The marble idol, a smooth figure about nine inches high with its head tilted slightly upward, was exhibited for more than two decades in the Metropolitan Museum of Art.
It was probably created between 4800 and 4100 B.C.E in what is now Turkey’s Manisa Province. For years, its presence in New York appeared to draw little objection from its country of origin.
But that changed in 2017 when the idol, known as the Guennol Stargazer, was listed for sale by Christie’s. That year the Turkish government sued the auction house and the work’s owner, Michael Steinhardt.
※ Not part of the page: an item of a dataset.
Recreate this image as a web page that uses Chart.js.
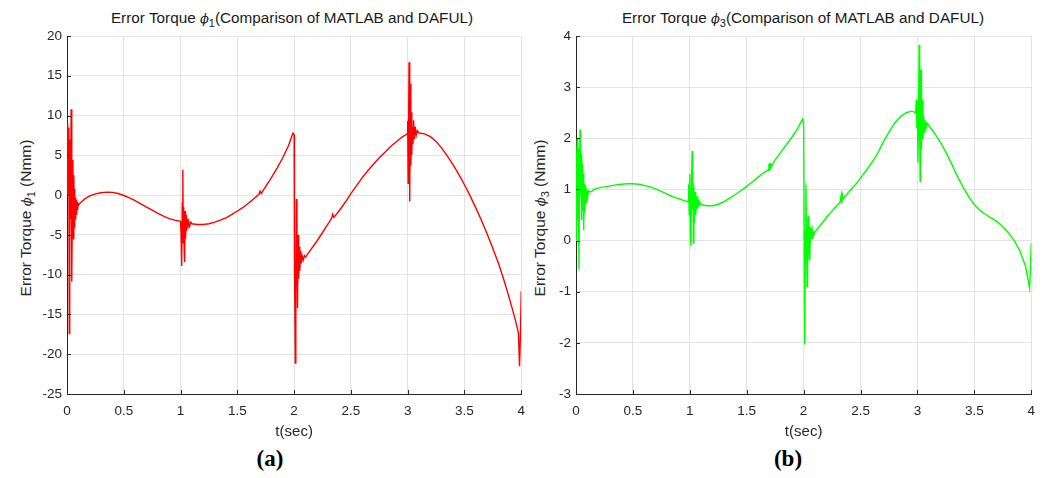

Citing the 1906 Ottoman Decree, which asserts broad ownership of antiquities found in Turkey, the government said the idol had been wrongfully removed from its territory and should be returned.
On Tuesday, Judge Alison J. Nathan of Federal District Court in Manhattan issued a written decision, citing evidence presented during a bench trial in April and ruling against Turkey.
“Although the Idol was undoubtedly manufactured in what is now modern-day Turkey, the Court cannot conclude based on the trial record that it was excavated from Turkey after 1906,” she wrote, adding that even if Turkey had established ownership it had “slept on its rights” and taken too long to make a claim.
In her decision Judge Nathan said the stargazer was notable for its “size and near-mint condition” and that it was “among the most exceptional examples” of its sort in existence.
There seemed to be scant question that the stargazer had originated in Anatolia, but Judge Nathan wrote that “where the Idol traveled to after its manufacture is more of a mystery,” adding that such items were probably traded or exchanged.